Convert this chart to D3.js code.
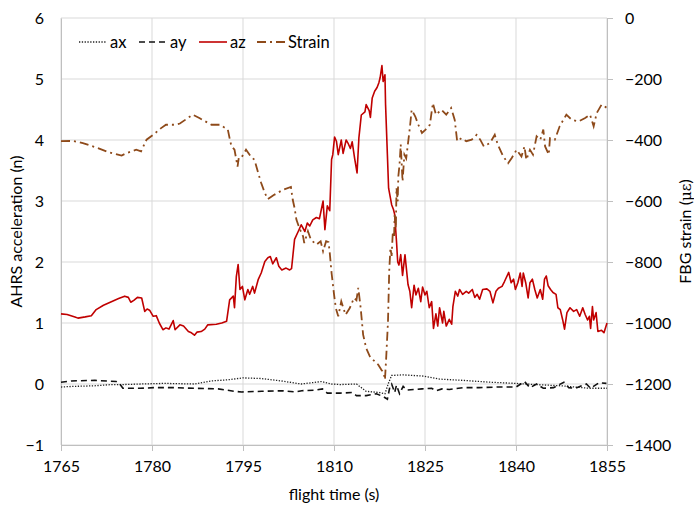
<!DOCTYPE html>
<html>
<head>
<meta charset="utf-8">
<script src="https://cdnjs.cloudflare.com/ajax/libs/d3/7.8.5/d3.min.js"></script>
<style>
  body { margin: 0; background: #fff; }
  svg { font-family: Lato, "Open Sans", sans-serif; }
</style>
</head>
<body>
<div id="chart"></div>
<script>
// x axis ticks
const timeTicks = [1765, 1780, 1795, 1810, 1825, 1840, 1855];
const accTicks = [-1, 0, 1, 2, 3, 4, 5, 6];
const strainTicks = [0, -200, -400, -600, -800, -1000, -1200, -1400];

// az (red, left axis)
const azTime = [1765, 1766, 1767.3, 1767.8, 1769, 1770, 1770.8, 1772, 1773.3, 1774.5, 1775.5, 1776.1, 1776.5, 1777, 1777.6, 1778.3, 1778.8, 1779.2, 1779.6, 1780.2, 1780.7, 1781.2, 1781.8, 1782.3, 1782.8, 1783.5, 1783.8, 1784.6, 1785.2, 1786, 1786.5, 1787, 1787.4, 1788.1, 1788.7, 1789.2, 1790.6, 1791.5, 1792.3, 1792.8, 1793.4, 1793.6, 1793.9, 1794.2, 1794.5, 1794.9, 1795.3, 1795.8, 1796.1, 1796.6, 1796.9, 1797.5, 1798, 1798.6, 1799.1, 1799.5, 1799.9, 1800.5, 1800.9, 1801.4, 1802.1, 1802.7, 1803, 1803.5, 1804.1, 1804.6, 1805.2, 1805.6, 1806, 1806.5, 1807.1, 1807.6, 1808.2, 1808.5, 1808.9, 1809.3, 1809.6, 1809.8, 1810.1, 1810.4, 1810.7, 1811.2, 1811.5, 1812, 1812.3, 1812.7, 1813, 1813.4, 1813.8, 1814.1, 1814.5, 1815.1, 1815.3, 1815.8, 1816, 1816.3, 1816.7, 1817.1, 1817.4, 1817.6, 1817.9, 1818.1, 1818.4, 1818.5, 1818.8, 1819, 1819.5, 1819.8, 1820, 1820.3, 1820.5, 1820.7, 1821, 1821.3, 1821.7, 1822.2, 1822.5, 1822.8, 1823.2, 1823.5, 1823.9, 1824.3, 1824.6, 1825, 1825.3, 1825.7, 1826.1, 1826.4, 1826.8, 1827.1, 1827.4, 1827.9, 1828.1, 1828.5, 1829, 1829.4, 1829.6, 1830, 1830.4, 1830.7, 1831.2, 1831.8, 1832.2, 1832.8, 1833.2, 1833.6, 1834, 1834.5, 1835.2, 1835.7, 1836.2, 1836.7, 1837.1, 1837.7, 1838.1, 1838.8, 1839.2, 1839.6, 1839.9, 1840.3, 1840.7, 1841, 1841.2, 1841.6, 1842, 1842.3, 1842.7, 1843.1, 1843.5, 1844, 1844.4, 1844.7, 1845, 1845.3, 1845.7, 1846.1, 1846.6, 1846.9, 1847.3, 1847.7, 1848, 1848.4, 1848.9, 1849.5, 1850, 1850.5, 1851, 1851.4, 1851.8, 1852.1, 1852.3, 1852.6, 1852.8, 1853.2, 1853.5, 1854.1, 1854.5, 1855];
const azValue = [1.15, 1.14, 1.10, 1.08, 1.10, 1.12, 1.22, 1.29, 1.35, 1.40, 1.44, 1.42, 1.34, 1.37, 1.42, 1.41, 1.19, 1.23, 1.21, 1.11, 1.12, 1.00, 0.89, 0.92, 0.90, 1.04, 0.89, 0.97, 0.95, 0.86, 0.84, 0.80, 0.85, 0.86, 0.90, 0.97, 0.98, 1.00, 1.03, 1.38, 1.44, 1.25, 1.76, 1.96, 1.55, 1.60, 1.38, 1.55, 1.47, 1.60, 1.49, 1.71, 1.82, 2.01, 2.07, 2.09, 1.97, 2.07, 1.93, 1.87, 1.90, 1.87, 1.89, 2.37, 2.50, 2.61, 2.50, 2.64, 2.59, 2.69, 2.73, 2.71, 3.00, 2.53, 2.92, 2.84, 3.68, 3.76, 4.05, 3.98, 3.76, 4.00, 3.78, 4.00, 3.95, 3.86, 3.97, 3.70, 3.46, 4.03, 4.41, 4.46, 4.58, 4.48, 4.37, 4.69, 4.80, 4.86, 4.94, 5.02, 5.22, 4.96, 5.07, 4.58, 3.76, 3.21, 2.94, 2.86, 2.78, 2.34, 2.00, 1.95, 2.12, 1.78, 2.12, 1.63, 1.52, 1.25, 1.62, 1.46, 1.57, 1.35, 1.59, 1.46, 1.52, 1.25, 1.35, 0.91, 1.15, 0.95, 1.25, 1.00, 1.19, 0.95, 1.06, 0.98, 1.27, 1.52, 1.44, 1.55, 1.47, 1.52, 1.49, 1.55, 1.42, 1.47, 1.39, 1.55, 1.56, 1.52, 1.33, 1.52, 1.57, 1.60, 1.68, 1.83, 1.66, 1.72, 1.55, 1.66, 1.82, 1.60, 1.82, 1.66, 1.41, 1.66, 1.72, 1.55, 1.41, 1.55, 1.39, 1.72, 1.77, 1.61, 1.55, 1.50, 1.47, 1.25, 1.22, 1.05, 0.90, 1.17, 1.25, 1.19, 1.22, 1.11, 1.25, 1.14, 1.05, 1.11, 0.91, 1.27, 1.05, 1.17, 0.86, 0.88, 0.84, 1.00];

// ax (dotted, left axis)
const axTime = [1765, 1766.7, 1770.5, 1773.2, 1775, 1778.2, 1782.1, 1787, 1789.8, 1792.6, 1795, 1798, 1801.3, 1804.6, 1807.9, 1809.6, 1811, 1813.7, 1815.3, 1817.5, 1818.4, 1819, 1819.5, 1821.4, 1824.7, 1827.4, 1831.2, 1835.6, 1840, 1843.3, 1847.6, 1852.1, 1855];
const axValue = [-0.05, -0.04, -0.03, -0.01, -0.01, 0.00, 0.01, 0.00, 0.05, 0.07, 0.10, 0.09, 0.05, 0.00, 0.04, 0.00, -0.01, 0.00, -0.12, -0.14, -0.16, 0.02, 0.14, 0.15, 0.13, 0.08, 0.06, 0.03, 0.01, -0.01, -0.03, -0.07, -0.07];

// ay (dashed, left axis)
const ayTime = [1765, 1766.7, 1770.6, 1774.1, 1774.7, 1775.2, 1778.1, 1780.3, 1783.6, 1786.9, 1790.9, 1793.6, 1794.8, 1798.1, 1801.4, 1803.6, 1804.7, 1806.9, 1808.1, 1808.9, 1809.7, 1811, 1813, 1813.7, 1815.3, 1817, 1818.2, 1818.8, 1819.2, 1819.5, 1820, 1820.3, 1820.8, 1821.4, 1822, 1823.3, 1824.5, 1826.1, 1826.8, 1827.8, 1829, 1831.2, 1833.9, 1836.8, 1840, 1841.4, 1842.3, 1843.4, 1844.5, 1846.2, 1847.9, 1848.7, 1849.8, 1851.6, 1852.3, 1853.7, 1854.9];
const ayValue = [0.03, 0.05, 0.06, 0.04, 0.00, -0.07, -0.07, -0.06, -0.06, -0.07, -0.08, -0.12, -0.13, -0.12, -0.11, -0.13, -0.11, -0.10, -0.08, -0.15, -0.15, -0.15, -0.14, -0.19, -0.19, -0.16, -0.21, -0.25, -0.05, 0.00, -0.14, -0.02, -0.16, -0.04, -0.10, -0.09, -0.08, -0.07, -0.11, -0.08, -0.09, -0.06, -0.06, -0.05, -0.05, 0.04, -0.06, 0.00, -0.07, -0.06, 0.03, -0.06, -0.07, 0.00, -0.07, 0.02, 0.01];

// FBG strain (brown dash-dot, right axis)
const strainTime = [1765, 1767, 1768.6, 1771, 1773, 1775, 1775.8, 1777.4, 1778.2, 1779.1, 1780.2, 1781.5, 1782.3, 1783.8, 1784.6, 1786.7, 1787.8, 1789.8, 1791.2, 1792.5, 1792.9, 1793.1, 1793.6, 1794.1, 1794.3, 1794.7, 1795.5, 1796.3, 1796.9, 1797.5, 1798, 1798.6, 1799.1, 1800.2, 1801.6, 1802.9, 1803.2, 1803.5, 1803.8, 1804.3, 1804.9, 1805.1, 1805.7, 1806.2, 1807.1, 1807.8, 1808.2, 1808.7, 1809.1, 1809.3, 1809.6, 1810, 1810.3, 1810.7, 1811.2, 1811.9, 1812.6, 1813.3, 1813.7, 1814, 1814.4, 1814.8, 1815.3, 1815.9, 1816.4, 1817.3, 1817.8, 1818.2, 1818.4, 1818.6, 1818.9, 1819.1, 1819.3, 1819.5, 1819.7, 1819.9, 1820, 1820.2, 1820.3, 1820.5, 1820.6, 1820.8, 1821, 1821.3, 1821.6, 1821.9, 1822.5, 1822.8, 1823.4, 1823.9, 1824.5, 1825.1, 1825.8, 1826.3, 1826.8, 1827.7, 1828.5, 1829.3, 1829.9, 1830.3, 1831, 1831.8, 1832.7, 1833.5, 1834.1, 1834.7, 1835.7, 1836.5, 1837, 1837.9, 1838.7, 1839.3, 1840.1, 1840.9, 1841.4, 1841.7, 1842.3, 1842.8, 1843.4, 1844, 1844.5, 1844.8, 1845.4, 1845.6, 1846.4, 1847.2, 1848.3, 1849.2, 1850.3, 1851.4, 1852.2, 1852.8, 1853.3, 1854.1, 1855];
const strainValue = [-404, -403, -410, -426, -441, -451, -443, -432, -437, -399, -383, -361, -350, -350, -346, -317, -328, -350, -350, -366, -405, -420, -432, -487, -459, -459, -432, -454, -465, -508, -541, -574, -594, -579, -563, -554, -596, -623, -661, -689, -716, -738, -699, -727, -743, -732, -765, -732, -735, -770, -836, -905, -951, -978, -929, -973, -951, -918, -925, -885, -951, -1038, -1082, -1109, -1120, -1137, -1153, -1164, -1186, -1115, -995, -831, -754, -780, -700, -720, -645, -690, -557, -601, -520, -481, -415, -536, -448, -460, -361, -301, -323, -350, -377, -366, -350, -279, -317, -301, -317, -295, -334, -404, -394, -404, -399, -383, -399, -421, -410, -383, -415, -454, -476, -459, -432, -454, -421, -465, -432, -448, -388, -399, -366, -421, -448, -394, -399, -355, -317, -334, -339, -328, -317, -355, -312, -284, -295];

const width = 694, height = 506;
const margin = { top: 18, right: 87, bottom: 61, left: 61 };
const gridColor = "#d9d9d9";
const redColor = "#c00000";
const brownColor = "#8e4a1a";

const svg = d3.select("#chart").append("svg")
  .attr("width", width)
  .attr("height", height);

const x = d3.scaleLinear().domain([1765, 1855]).range([margin.left, width - margin.right]);
const yL = d3.scaleLinear().domain([-1, 6]).range([height - margin.bottom, margin.top]);
const yR = d3.scaleLinear().domain([-1400, 0]).range([height - margin.bottom, margin.top]);

// gridlines
svg.append("g").selectAll("line.h")
  .data(accTicks)
  .enter().append("line")
  .attr("x1", margin.left).attr("x2", width - margin.right)
  .attr("y1", d => yL(d)).attr("y2", d => yL(d))
  .attr("stroke", gridColor).attr("stroke-width", 1);

svg.append("g").selectAll("line.v")
  .data(timeTicks)
  .enter().append("line")
  .attr("x1", d => x(d)).attr("x2", d => x(d))
  .attr("y1", margin.top).attr("y2", height - margin.bottom)
  .attr("stroke", gridColor).attr("stroke-width", 1);

// axes
const xAxis = svg.append("g")
  .attr("transform", `translate(0,${height - margin.bottom})`)
  .call(d3.axisBottom(x).tickValues(timeTicks).tickFormat(d3.format("d")).tickSize(6).tickSizeOuter(0).tickPadding(7));

const leftAxis = svg.append("g")
  .attr("transform", `translate(${margin.left},0)`)
  .call(d3.axisLeft(yL).tickValues(accTicks).tickFormat(d3.format("d")).tickSize(0).tickSizeOuter(0).tickPadding(17));

const rightAxis = svg.append("g")
  .attr("transform", `translate(${width - margin.right},0)`)
  .call(d3.axisRight(yR).tickValues(strainTicks).tickFormat(d3.format("d")).tickSize(6).tickSizeOuter(0).tickPadding(12));

[xAxis, leftAxis, rightAxis].forEach(g => {
  g.select(".domain").attr("stroke", "#bfbfbf");
  g.selectAll(".tick line").attr("stroke", "#bfbfbf");
  g.selectAll(".tick text")
    .attr("fill", "#000")
    .style("font-size", "16px")
    .style("font-family", "Lato, 'Open Sans', sans-serif");
});
xAxis.selectAll(".tick text").attr("dy", "0.9em");

// series
const zipSeries = (t, v) => t.map((d, i) => ({ t: d, v: v[i] }));

const lineL = d3.line().x(d => x(d.t)).y(d => yL(d.v));
const lineR = d3.line().x(d => x(d.t)).y(d => yR(d.v));

svg.append("path")
  .datum(zipSeries(axTime, axValue))
  .attr("d", lineL)
  .attr("fill", "none")
  .attr("stroke", "#222")
  .attr("stroke-width", 1.3)
  .attr("stroke-dasharray", "1.3,1.5");

svg.append("path")
  .datum(zipSeries(ayTime, ayValue))
  .attr("d", lineL)
  .attr("fill", "none")
  .attr("stroke", "#111")
  .attr("stroke-width", 1.6)
  .attr("stroke-dasharray", "6,4");

svg.append("path")
  .datum(zipSeries(azTime, azValue))
  .attr("d", lineL)
  .attr("fill", "none")
  .attr("stroke", redColor)
  .attr("stroke-width", 1.6)
  .attr("stroke-linejoin", "round");

svg.append("path")
  .datum(zipSeries(strainTime, strainValue))
  .attr("d", lineR)
  .attr("fill", "none")
  .attr("stroke", brownColor)
  .attr("stroke-width", 1.8)
  .attr("stroke-dasharray", "9,4,2,4");

// legend
const legendItems = [
  { name: "ax", color: "#222", dash: "1.3,1.5", w: 1.3 },
  { name: "ay", color: "#111", dash: "6,4", w: 1.6 },
  { name: "az", color: redColor, dash: null, w: 1.6 },
  { name: "Strain", color: brownColor, dash: "9,4,2,4", w: 1.8 }
];
const legendX = [79, 139, 199, 257];
const legend = svg.append("g");
legendItems.forEach((item, i) => {
  legend.append("line")
    .attr("x1", legendX[i]).attr("x2", legendX[i] + 28)
    .attr("y1", 42).attr("y2", 42)
    .attr("stroke", item.color)
    .attr("stroke-width", item.w)
    .attr("stroke-dasharray", item.dash);
  legend.append("text")
    .attr("x", legendX[i] + 31)
    .attr("y", 47.5)
    .style("font-size", "16.5px")
    .text(item.name);
});

// axis titles
svg.append("text")
  .attr("x", x(1810))
  .attr("y", 500)
  .attr("text-anchor", "middle")
  .style("font-size", "16px")
  .text("flight time (s)");

svg.append("text")
  .attr("transform", `translate(22,${(margin.top + height - margin.bottom) / 2}) rotate(-90)`)
  .attr("text-anchor", "middle")
  .style("font-size", "16px")
  .text("AHRS acceleration (n)");

const rt = svg.append("text")
  .attr("transform", `translate(691,${(margin.top + height - margin.bottom) / 2}) rotate(-90)`)
  .attr("text-anchor", "middle")
  .style("font-size", "16px");
rt.append("tspan").text("FBG strain (");
rt.append("tspan").style("font-family", "'DejaVu Serif', serif").style("font-size", "15px").text("με");
rt.append("tspan").text(")");
</script>
</body>
</html>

——

Objective:
Repeat only what lies between the start of the data and the end of the line containing "-1000, -1200, -1400];", exactly, with pictures left out.

Response to the task:
Convert this chart to D3.js code.
<!DOCTYPE html>
<html>
<head>
<meta charset="utf-8">
<script src="https://cdnjs.cloudflare.com/ajax/libs/d3/7.8.5/d3.min.js"></script>
<style>
  body { margin: 0; background: #fff; }
  svg { font-family: Lato, "Open Sans", sans-serif; }
</style>
</head>
<body>
<div id="chart"></div>
<script>
// x axis ticks
const timeTicks = [1765, 1780, 1795, 1810, 1825, 1840, 1855];
const accTicks = [-1, 0, 1, 2, 3, 4, 5, 6];
const strainTicks = [0, -200, -400, -600, -800, -1000, -1200, -1400];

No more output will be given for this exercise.